:: Aim ::
From the entries below, reproduce exactly the lines from the one with "Reproduce this chart with Plotly.js." through the one with "[null, null, 7];", both included, without images.

Entries taken from a collection
+-------+
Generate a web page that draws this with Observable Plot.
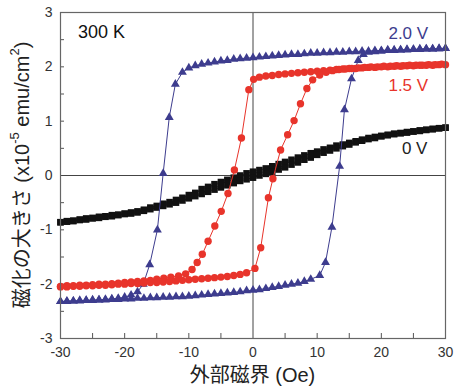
<!DOCTYPE html>
<html><head><meta charset="utf-8">
<script src="https://cdn.jsdelivr.net/npm/d3@7"></script>
<script src="https://cdn.jsdelivr.net/npm/@observablehq/plot@0.6"></script>
<style>
body{margin:0;background:#fff;}
svg{font-family:"Liberation Sans","Noto Sans CJK JP",sans-serif;}
</style></head>
<body><div id="chart"></div>
<script>
// ---- data (field H in Oe, magnetisation in 1e-5 emu/cm^2) ----
const blueDescH = [30,29,28,27,26,25,24,23,22,21,20,19,18,17,16,15,14,13,12,11,10,9,8,7,6,5,4,3,2,1,0,-1,-2,-3,-4,-5,-6,-7,-8,-9,-10,-11,-12.1,-13.05,-14.0,-14.9,-16.1,-17.1,-18,-19,-20,-21,-22,-23,-24,-25,-26,-27,-28,-29,-30];
const blueDescM = [2.34,2.34,2.33,2.33,2.33,2.32,2.32,2.31,2.31,2.31,2.30,2.30,2.29,2.29,2.28,2.28,2.27,2.27,2.26,2.26,2.25,2.25,2.24,2.23,2.23,2.22,2.21,2.20,2.19,2.18,2.17,2.16,2.15,2.14,2.12,2.11,2.09,2.07,2.05,2.02,1.98,1.90,1.68,1.07,0.04,-1.00,-1.64,-2.00,-2.14,-2.20,-2.24,-2.26,-2.27,-2.28,-2.29,-2.29,-2.30,-2.30,-2.31,-2.31,-2.32];
const blueAscH = [-30,-29,-28,-27,-26,-25,-24,-23,-22,-21,-20,-19,-18,-17,-16,-15,-14,-13,-12,-11,-10,-9,-8,-7,-6,-5,-4,-3,-2,-1,0,1,2,3,4,5,6,7,8,9,10.4,11.3,12.3,13.5,14.25,15.35,16.4,17.2,18,19,20,21,22,23,24,25,26,27,28,29,30];
const blueAscM = [-2.32,-2.32,-2.31,-2.31,-2.30,-2.30,-2.29,-2.29,-2.28,-2.28,-2.27,-2.27,-2.26,-2.26,-2.25,-2.25,-2.24,-2.24,-2.23,-2.23,-2.22,-2.21,-2.20,-2.19,-2.18,-2.17,-2.16,-2.15,-2.14,-2.12,-2.11,-2.10,-2.08,-2.06,-2.04,-2.02,-2.00,-1.98,-1.95,-1.91,-1.84,-1.60,-0.95,0.17,1.21,1.78,2.12,2.23,2.27,2.28,2.29,2.30,2.30,2.31,2.31,2.32,2.32,2.33,2.33,2.33,2.34];

const redDescH = [30,29,28,27,26,25,24,23,22,21,20,19,18,17,16,15,14,13,12,11,10,9,8,7,6,5,4,3,2,1,0.1,-0.65,-1.8,-2.9,-3.9,-4.95,-5.95,-7.0,-7.9,-8.7,-9.5,-10.5,-11.6,-12.8,-13.9,-15,-16,-17,-18,-19,-20,-21,-22,-23,-24,-25,-26,-27,-28,-29,-30];
const redDescM = [2.04,2.04,2.03,2.03,2.03,2.02,2.02,2.01,2.01,2.00,2.00,1.99,1.99,1.98,1.97,1.97,1.96,1.95,1.94,1.93,1.92,1.91,1.90,1.89,1.88,1.87,1.86,1.84,1.83,1.81,1.77,1.58,0.69,0.10,-0.33,-0.66,-0.93,-1.21,-1.45,-1.60,-1.73,-1.81,-1.85,-1.87,-1.89,-1.91,-1.93,-1.94,-1.95,-1.96,-1.97,-1.98,-1.99,-2.00,-2.00,-2.01,-2.02,-2.02,-2.03,-2.03,-2.04];
const redAscH = [-30,-29,-28,-27,-26,-25,-24,-23,-22,-21,-20,-19,-18,-17,-16,-15,-14,-13,-12,-11,-10,-9,-8,-7,-6,-5,-4,-3,-2,-1,0.3,1.2,2.4,3.1,4.3,5.4,6.4,7.4,8.4,9.3,10.4,11.4,12.4,13.4,14.4,15.4,16.4,17.4,18.4,19.4,20.4,21.4,22.4,23.4,24.4,25.4,26.4,27.4,28.4,29.4];
const redAscM = [-2.05,-2.05,-2.04,-2.04,-2.03,-2.03,-2.02,-2.02,-2.01,-2.00,-2.00,-1.99,-1.99,-1.98,-1.97,-1.97,-1.96,-1.95,-1.94,-1.93,-1.92,-1.91,-1.90,-1.89,-1.88,-1.87,-1.86,-1.84,-1.82,-1.79,-1.71,-1.33,-0.41,-0.06,0.47,0.75,1.01,1.32,1.60,1.76,1.85,1.90,1.93,1.95,1.96,1.97,1.98,1.99,2.00,2.00,2.01,2.01,2.02,2.02,2.03,2.03,2.03,2.04,2.04,2.05];

const blackDescH = [30,29,28,27,26,25,24,23,22,21,20,19,18,17,16,15,14,13,12,11,10,9,8,7,6,5,4,3,2,1,0,-1,-2,-3,-4,-5,-6,-7,-8,-9,-10,-11,-12,-13,-14,-15,-16,-17,-18,-19,-20,-21,-22,-23,-24,-25,-26,-27,-28,-29,-30];
const blackDescM = [0.88,0.87,0.86,0.84,0.83,0.81,0.80,0.78,0.77,0.75,0.73,0.71,0.69,0.66,0.63,0.60,0.57,0.55,0.51,0.48,0.44,0.41,0.37,0.33,0.29,0.25,0.21,0.17,0.13,0.10,0.07,0.04,0.00,-0.04,-0.08,-0.12,-0.16,-0.21,-0.25,-0.32,-0.36,-0.41,-0.45,-0.49,-0.52,-0.56,-0.59,-0.63,-0.66,-0.68,-0.70,-0.72,-0.73,-0.75,-0.76,-0.78,-0.79,-0.81,-0.83,-0.84,-0.86];
const blackAscH = [-30,-29,-28,-27,-26,-25,-24,-23,-22,-21,-20,-19,-18,-17,-16,-15,-14,-13,-12,-11,-10,-9,-8,-7,-6,-5,-4,-3,-2,-1,0,1,2,3,4,5,6,7,8,9,10,11,12,13,14,15,16,17,18,19,20,21,22,23,24,25,26,27,28,29,30];
const blackAscM = [-0.86,-0.85,-0.84,-0.82,-0.81,-0.79,-0.78,-0.76,-0.75,-0.73,-0.71,-0.70,-0.68,-0.65,-0.62,-0.59,-0.56,-0.53,-0.50,-0.46,-0.42,-0.38,-0.34,-0.30,-0.26,-0.22,-0.18,-0.14,-0.10,-0.07,-0.04,0.00,0.03,0.07,0.11,0.15,0.20,0.24,0.29,0.33,0.38,0.42,0.46,0.50,0.54,0.57,0.61,0.64,0.67,0.69,0.72,0.74,0.76,0.78,0.79,0.81,0.82,0.84,0.85,0.87,0.88];

const xTickLabels = [-30,-20,-10,0,10,20,30];
const xTicks = [-25,-20,-15,-10,-5,5,10,15,20,25];
const yTickLabels = [-3,-2,-1,0,1,2,3];
const yTicks = [-2.5,-2,-1.5,-1,-0.5,0.5,1,1.5,2,2.5];
const seriesLabels = ["2.0 V","1.5 V","0 V"];

const BLUE = "#3d3c8e", RED = "#e8342b", BLACK = "#111";
const toRows = (H, M) => H.map((h, i) => ({H: h, M: M[i]}));
const blueD = toRows(blueDescH, blueDescM), blueA = toRows(blueAscH, blueAscM);
const redD = toRows(redDescH, redDescM), redA = toRows(redAscH, redAscM);
const blkD = toRows(blackDescH, blackDescM), blkA = toRows(blackAscH, blackAscM);

const W = 472, Hh = 391, mL = 60, mR = 27, mT = 12, mB = 53;
const innerW = W - mL - mR, innerH = Hh - mT - mB;
const fmt = d => String(d);

const plot = Plot.plot({
  width: W, height: Hh,
  marginLeft: mL, marginRight: mR, marginTop: mT, marginBottom: mB,
  style: {fontFamily: '"Liberation Sans","Noto Sans CJK JP",sans-serif', background: "#fff"},
  x: {domain: [-30, 30]},
  y: {domain: [-3, 3]},
  marks: [
    Plot.ruleX([0], {stroke: "#444", strokeWidth: 1}),
    Plot.ruleY([0], {stroke: "#444", strokeWidth: 1}),
    Plot.axisX({ticks: xTickLabels, tickFormat: fmt, tickSize: 0, tickPadding: 9, fontSize: 14, fill: "#333", label: null}),
    Plot.axisY({ticks: yTickLabels, tickFormat: fmt, tickSize: 0, tickPadding: 8, fontSize: 14, fill: "#333", label: null}),
    Plot.tickX(xTicks, {x: d => d, insetTop: innerH - 5, stroke: "#555"}),
    Plot.tickY(yTicks, {y: d => d, insetRight: innerW - 4, stroke: "#555"}),
    // black 0 V
    Plot.line(blkD, {x: "H", y: "M", stroke: BLACK, strokeWidth: 0.8}),
    Plot.line(blkA, {x: "H", y: "M", stroke: BLACK, strokeWidth: 0.8}),
    Plot.dot(blkD, {x: "H", y: "M", symbol: "square", r: 3.7, fill: BLACK, stroke: "none"}),
    Plot.dot(blkA, {x: "H", y: "M", symbol: "square", r: 3.7, fill: BLACK, stroke: "none"}),
    // blue 2.0 V
    Plot.line(blueD, {x: "H", y: "M", stroke: BLUE, strokeWidth: 1}),
    Plot.line(blueA, {x: "H", y: "M", stroke: BLUE, strokeWidth: 1}),
    Plot.dot(blueD, {x: "H", y: "M", symbol: "triangle", r: 3.3, fill: BLUE, stroke: "none"}),
    Plot.dot(blueA, {x: "H", y: "M", symbol: "triangle", r: 3.3, fill: BLUE, stroke: "none"}),
    // red 1.5 V
    Plot.line(redD, {x: "H", y: "M", stroke: RED, strokeWidth: 1}),
    Plot.line(redA, {x: "H", y: "M", stroke: RED, strokeWidth: 1}),
    Plot.dot(redD, {x: "H", y: "M", r: 3.7, fill: RED, stroke: "none"}),
    Plot.dot(redA, {x: "H", y: "M", r: 3.7, fill: RED, stroke: "none"}),
    Plot.frame({stroke: "#666", strokeWidth: 1.2}),
    // annotations
    Plot.text(["300 K"], {x: -23.6, y: 2.63, text: d => d, fontSize: 18, fill: "#111"}),
    Plot.text([seriesLabels[0]], {x: 24.2, y: 2.61, text: d => d, fontSize: 17, fill: BLUE}),
    Plot.text([seriesLabels[1]], {x: 24.2, y: 1.66, text: d => d, fontSize: 17, fill: RED}),
    Plot.text([seriesLabels[2]], {x: 25.2, y: 0.5, text: d => d, fontSize: 17, fill: "#222"})
  ]
});
document.getElementById("chart").appendChild(plot);

const svg = d3.select(plot);
// x-axis title
svg.append("text")
  .attr("x", mL + innerW / 2).attr("y", 382)
  .attr("text-anchor", "middle").attr("font-size", 20).attr("fill", "#222")
  .text("外部磁界 (Oe)");
// y-axis title with superscripts
const yt = svg.append("text")
  .attr("transform", `translate(24,${mT + innerH / 2}) rotate(-90)`)
  .attr("text-anchor", "middle").attr("dominant-baseline", "middle")
  .attr("font-size", 20).attr("fill", "#222");
yt.append("tspan").text("磁化の大きさ (x10");
yt.append("tspan").attr("font-size", 13).attr("dy", -8).text("-5");
yt.append("tspan").attr("dy", 8).text(" emu/cm");
yt.append("tspan").attr("font-size", 13).attr("dy", -8).text("2");
yt.append("tspan").attr("dy", 8).text(")");
</script></body></html>
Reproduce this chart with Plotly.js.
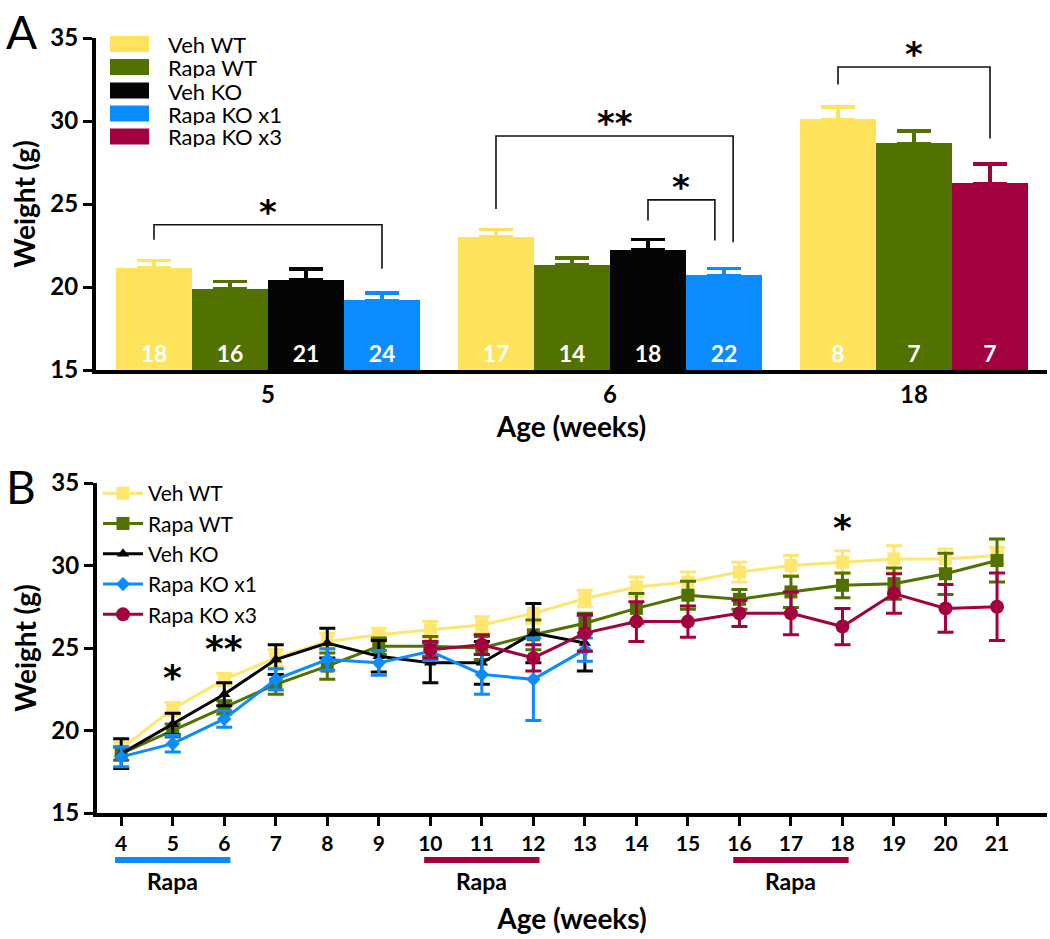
<!DOCTYPE html>
<html>
<head>
<meta charset="utf-8">
<script src="https://cdn.plot.ly/plotly-3.0.1.min.js"></script>
<style>html,body{margin:0;padding:0;background:#fff;}#chart{width:1050px;height:939px;}</style>
</head>
<body>
<div id="chart"></div>
<script>
// ---------------- DATA ----------------
// Panel A: weight at 5, 6 and 18 weeks
const groupsA = ['5', '6', '18'];
const seriesNames = ['Veh WT', 'Rapa WT', 'Veh KO', 'Rapa KO x1', 'Rapa KO x3'];
const seriesColors = ['#FFE35C', '#517200', '#050505', '#0A8CFF', '#A3003F'];
const lineColorsB = ['#FFE66E', '#517200', '#050505', '#0A8CFF', '#A3003F'];

const vehWT_A     = [21.15, 23.0, 30.1];
const vehWT_Aerr  = [0.45, 0.45, 0.75];
const vehWT_An    = [18, 17, 8];
const rapaWT_A    = [19.9, 21.35, 28.65];
const rapaWT_Aerr = [0.42, 0.4, 0.75];
const rapaWT_An   = [16, 14, 7];
const vehKO_A     = [20.45, 22.25, null];
const vehKO_Aerr  = [0.62, 0.62, null];
const vehKO_An    = [21, 18, null];
const rapaKO1_A   = [19.2, 20.7, null];
const rapaKO1_Aerr= [0.45, 0.42, null];
const rapaKO1_An  = [24, 22, null];
const rapaKO3_A   = [null, null, 26.25];
const rapaKO3_Aerr= [null, null, 1.15];
const rapaKO3_An  = [null, null, 7];

// significance brackets in panel A: [group, left series, right series, top, left drop, right drop, label]
const bracketsA = [
  ['5', 'Veh WT', 'Rapa KO x1', 23.75, 22.85, 21.1, '*'],
  ['6', 'Veh WT', 'Rapa KO x1', 29.1, 24.7, 22.7, '**'],
  ['6', 'Veh KO', 'Rapa KO x1', 25.25, 24.0, 22.8, '*'],
  ['18', 'Veh WT', 'Rapa KO x3', 33.25, 32.2, 28.95, '*']
];

// Panel B: weekly weights
const weeks = [4, 5, 6, 7, 8, 9, 10, 11, 12, 13, 14, 15, 16, 17, 18, 19, 20, 21];
const vehWT_B     = [18.9, 21.3, 23.1, 24.4, 25.4, 25.8, 26.1, 26.4, 27.1, 28.0, 28.7, 29.0, 29.6, 30.0, 30.2, 30.4, 30.4, 30.6];
const vehWT_Berr  = [0.4, 0.4, 0.35, 0.5, 0.5, 0.4, 0.5, 0.5, 0.6, 0.5, 0.6, 0.6, 0.6, 0.6, 0.7, 0.8, 0.6, 0.5];
const rapaWT_B    = [18.6, 20.0, 21.4, 22.8, 23.9, 25.1, 25.1, 25.0, 25.8, 26.5, 27.4, 28.2, 27.95, 28.4, 28.8, 28.9, 29.5, 30.3];
const rapaWT_Berr = [0.4, 0.4, 0.4, 0.6, 0.8, 0.5, 0.6, 0.7, 0.9, 0.6, 0.9, 0.85, 0.6, 0.95, 0.75, 0.95, 1.25, 1.3];
const weeksKO     = [4, 5, 6, 7, 8, 9, 10, 11, 12, 13];
const vehKO_B     = [18.6, 20.4, 22.2, 24.3, 25.3, 24.5, 24.1, 24.1, 25.9, 25.3];
const vehKO_Berr  = [0.9, 0.65, 0.7, 0.9, 0.9, 0.95, 1.2, 1.3, 1.8, 1.7];
const rapaKO1_B   = [18.4, 19.2, 20.7, 23.1, 24.3, 24.1, 24.8, 23.4, 23.1, 24.9];
const rapaKO1_Berr= [0.6, 0.5, 0.5, 0.65, 0.65, 0.75, 0.55, 1.2, 2.5, 0.7];
const weeksKO3    = [10, 11, 12, 13, 14, 15, 16, 17, 18, 19, 20, 21];
const rapaKO3_B   = [24.9, 25.2, 24.4, 25.9, 26.6, 26.6, 27.1, 27.1, 26.3, 28.3, 27.4, 27.5];
const rapaKO3_Berr= [0.5, 0.6, 0.8, 1.1, 1.2, 0.95, 0.8, 1.3, 1.1, 1.2, 1.45, 2.05];

// significance marks in panel B: [week, y, label]
const starsB = [[5, 23.2, '*'], [6, 25.0, '**'], [18, 32.3, '*']];
// Rapamycin treatment windows: [start week, end week, colour index]
const rapaPeriods = [[4, 6, 3], [10, 12, 4], [16, 18, 4]];
const rapaLabel = 'Rapa';

// ---------------- BUILD ----------------
const W = 1050, H = 939;
const px = v => v / W;
const py = v => 1 - v / H;
const FONT = 'Lato, "Open Sans", sans-serif';

const valsA = [vehWT_A, rapaWT_A, vehKO_A, rapaKO1_A, rapaKO3_A];
const errsA = [vehWT_Aerr, rapaWT_Aerr, vehKO_Aerr, rapaKO1_Aerr, rapaKO3_Aerr];
const nsA = [vehWT_An, rapaWT_An, vehKO_An, rapaKO1_An, rapaKO3_An];

// slot positions: bars contiguous within a group, half-bar gap between groups
const slotPos = {};
const groupCenters = [];
let cursor = 0;
groupsA.forEach((g, gi) => {
  slotPos[g] = {};
  const present = seriesNames.map((s, si) => si).filter(si => valsA[si][gi] !== null);
  present.forEach((si, k) => { slotPos[g][seriesNames[si]] = cursor + k; });
  groupCenters.push(cursor + (present.length - 1) / 2);
  cursor += present.length + 0.5;
});

const traces = [];
seriesNames.forEach((name, si) => {
  const xs = [], ys = [], es = [], ts = [];
  groupsA.forEach((g, gi) => {
    if (valsA[si][gi] !== null) {
      xs.push(slotPos[g][name]); ys.push(valsA[si][gi] - 15);
      es.push(errsA[si][gi]); ts.push(String(nsA[si][gi]));
    }
  });
  traces.push({
    type: 'bar', x: xs, y: ys, base: 15, width: 1, name: name, showlegend: false,
    xaxis: 'x', yaxis: 'y',
    marker: {color: seriesColors[si], line: {width: 0}},
    text: ts, textposition: 'inside', insidetextanchor: 'start', textangle: 0,
    textfont: {family: FONT, size: 23, color: '#ffffff', weight: 'bold'},
    error_y: {type: 'data', symmetric: false, array: es, arrayminus: es.map(() => 0),
              color: seriesColors[si], thickness: 3.5, width: 17},
    hoverinfo: 'x+y'
  });
});

const bx = [weeks, weeks, weeksKO, weeksKO, weeksKO3];
const by = [vehWT_B, rapaWT_B, vehKO_B, rapaKO1_B, rapaKO3_B];
const be = [vehWT_Berr, rapaWT_Berr, vehKO_Berr, rapaKO1_Berr, rapaKO3_Berr];
const symbols = ['square', 'square', 'triangle-up', 'diamond', 'circle'];
const msizes = [13, 13, 11, 11, 14];
seriesNames.forEach((name, si) => {
  traces.push({
    type: 'scatter', mode: 'lines+markers', x: bx[si], y: by[si], name: name,
    xaxis: 'x2', yaxis: 'y2', showlegend: true,
    line: {color: lineColorsB[si], width: 3},
    marker: {symbol: symbols[si], size: msizes[si], color: lineColorsB[si]},
    error_y: {type: 'data', array: be[si], color: lineColorsB[si], thickness: 3, width: 8}
  });
});

// shapes and annotations
const shapes = [];
const annotations = [];
bracketsA.forEach(b => {
  const [g, l, r, top, ld, rd, lab] = b;
  let xl = slotPos[g][l], xr = slotPos[g][r];
  const sameEnd = bracketsA.filter(o => o[0] === g && o[2] === r);
  if (sameEnd.length > 1) xr += (top === Math.max(...sameEnd.map(o => o[3]))) ? 0.12 : -0.12;
  shapes.push({type: 'path', xref: 'x', yref: 'y',
    path: `M${xl},${ld} L${xl},${top} L${xr},${top} L${xr},${rd}`,
    line: {color: '#111', width: 1.6}});
  annotations.push({xref: 'x', yref: 'y', x: (xl + xr) / 2, y: top, yanchor: 'bottom', yshift: -9,
    text: lab, showarrow: false, font: {family: 'DejaVu Sans', size: 34, color: '#000', weight: 'bold'}});
});
starsB.forEach(s => {
  annotations.push({xref: 'x2', yref: 'y2', x: s[0], y: s[1], yanchor: 'middle',
    text: s[2], showarrow: false, font: {family: 'DejaVu Sans', size: 36, color: '#000', weight: 'bold'}});
});
rapaPeriods.forEach(p => {
  shapes.push({type: 'line', xref: 'x2', yref: 'paper', x0: p[0] - 0.12, x1: p[1] + 0.12,
    y0: py(860), y1: py(860), line: {color: seriesColors[p[2]], width: 6}});
  annotations.push({xref: 'x2', yref: 'paper', x: (p[0] + p[1]) / 2, y: py(881), yanchor: 'middle',
    text: rapaLabel, showarrow: false, font: {family: FONT, size: 23, color: '#000', weight: 'bold'}});
});
// panel A legend (manual patches)
const legRows = [44, 67, 90.5, 113.5, 136.5];
seriesNames.forEach((name, si) => {
  shapes.push({type: 'rect', xref: 'paper', yref: 'paper', x0: px(110), x1: px(149),
    y0: py(legRows[si] - 8), y1: py(legRows[si] + 8), fillcolor: seriesColors[si], line: {width: 0}});
  annotations.push({xref: 'paper', yref: 'paper', x: px(166), y: py(legRows[si]), xanchor: 'left', yanchor: 'middle',
    height: 22, valign: 'middle',
    text: name, showarrow: false, font: {family: FONT, size: 22, color: '#000'}});
});
// panel letters
annotations.push({xref: 'paper', yref: 'paper', x: px(4), y: py(2), xanchor: 'left', yanchor: 'top',
  text: 'A', showarrow: false, font: {family: FONT, size: 46, color: '#000'}});
annotations.push({xref: 'paper', yref: 'paper', x: px(4), y: py(457), xanchor: 'left', yanchor: 'top',
  text: 'B', showarrow: false, font: {family: FONT, size: 46, color: '#000'}});

const tickFont = {family: FONT, size: 24, color: '#000', weight: 'bold'};
const titleFont = {family: FONT, size: 28, color: '#000', weight: 'bold'};
const baseY = {range: [15, 35], tickvals: [15, 20, 25, 30, 35], ticks: 'outside', ticklen: 9, tickwidth: 3,
  tickcolor: '#000', showline: true, linewidth: 4, linecolor: '#000', showgrid: false, zeroline: false,
  tickfont: tickFont, fixedrange: true};

const layout = {
  width: W, height: H, margin: {l: 0, r: 0, t: 0, b: 0}, paper_bgcolor: '#fff', plot_bgcolor: '#fff',
  barmode: 'overlay', bargap: 0, showlegend: true,
  xaxis: {domain: [px(96), px(1047)], range: [-0.763, 11.75], anchor: 'y', tickvals: groupCenters, ticktext: groupsA,
    ticks: '', showline: true, linewidth: 4, linecolor: '#000', showgrid: false, zeroline: false,
    tickfont: tickFont, title: {text: 'Age (weeks)', font: titleFont, standoff: 12}},
  yaxis: Object.assign({}, baseY, {domain: [py(370), py(38)], anchor: 'x',
    title: {text: 'Weight (g)', font: titleFont, standoff: 8}}),
  xaxis2: {domain: [px(97), px(1047)], range: [3.53, 21.97], anchor: 'y2', tickvals: weeks,
    ticks: 'outside', ticklen: 9, tickwidth: 3, tickcolor: '#000', showline: true, linewidth: 4, linecolor: '#000',
    showgrid: false, zeroline: false, tickfont: {family: FONT, size: 21, color: '#000', weight: 'bold'},
    title: {text: 'Age (weeks)', font: titleFont, standoff: 56}},
  yaxis2: Object.assign({}, baseY, {domain: [py(813), py(483)], anchor: 'x2',
    title: {text: 'Weight (g)', font: titleFont, standoff: 8}}),
  legend: {x: px(98), y: py(473), xanchor: 'left', yanchor: 'top', bgcolor: 'rgba(0,0,0,0)',
    font: {family: FONT, size: 21, color: '#000'}, tracegroupgap: 0, itemwidth: 40},
  shapes: shapes, annotations: annotations
};

Plotly.newPlot('chart', traces, layout, {staticPlot: true, displayModeBar: false});
</script>
</body>
</html>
+-------+
:: Final result ::
Reproduce this chart with Plotly.js.
<!DOCTYPE html>
<html>
<head>
<meta charset="utf-8">
<script src="https://cdn.plot.ly/plotly-3.0.1.min.js"></script>
<style>html,body{margin:0;padding:0;background:#fff;}#chart{width:1050px;height:939px;}</style>
</head>
<body>
<div id="chart"></div>
<script>
// ---------------- DATA ----------------
// Panel A: weight at 5, 6 and 18 weeks
const groupsA = ['5', '6', '18'];
const seriesNames = ['Veh WT', 'Rapa WT', 'Veh KO', 'Rapa KO x1', 'Rapa KO x3'];
const seriesColors = ['#FFE35C', '#517200', '#050505', '#0A8CFF', '#A3003F'];
const lineColorsB = ['#FFE66E', '#517200', '#050505', '#0A8CFF', '#A3003F'];

const vehWT_A     = [21.15, 23.0, 30.1];
const vehWT_Aerr  = [0.45, 0.45, 0.75];
const vehWT_An    = [18, 17, 8];
const rapaWT_A    = [19.9, 21.35, 28.65];
const rapaWT_Aerr = [0.42, 0.4, 0.75];
const rapaWT_An   = [16, 14, 7];
const vehKO_A     = [20.45, 22.25, null];
const vehKO_Aerr  = [0.62, 0.62, null];
const vehKO_An    = [21, 18, null];
const rapaKO1_A   = [19.2, 20.7, null];
const rapaKO1_Aerr= [0.45, 0.42, null];
const rapaKO1_An  = [24, 22, null];
const rapaKO3_A   = [null, null, 26.25];
const rapaKO3_Aerr= [null, null, 1.15];
const rapaKO3_An  = [null, null, 7];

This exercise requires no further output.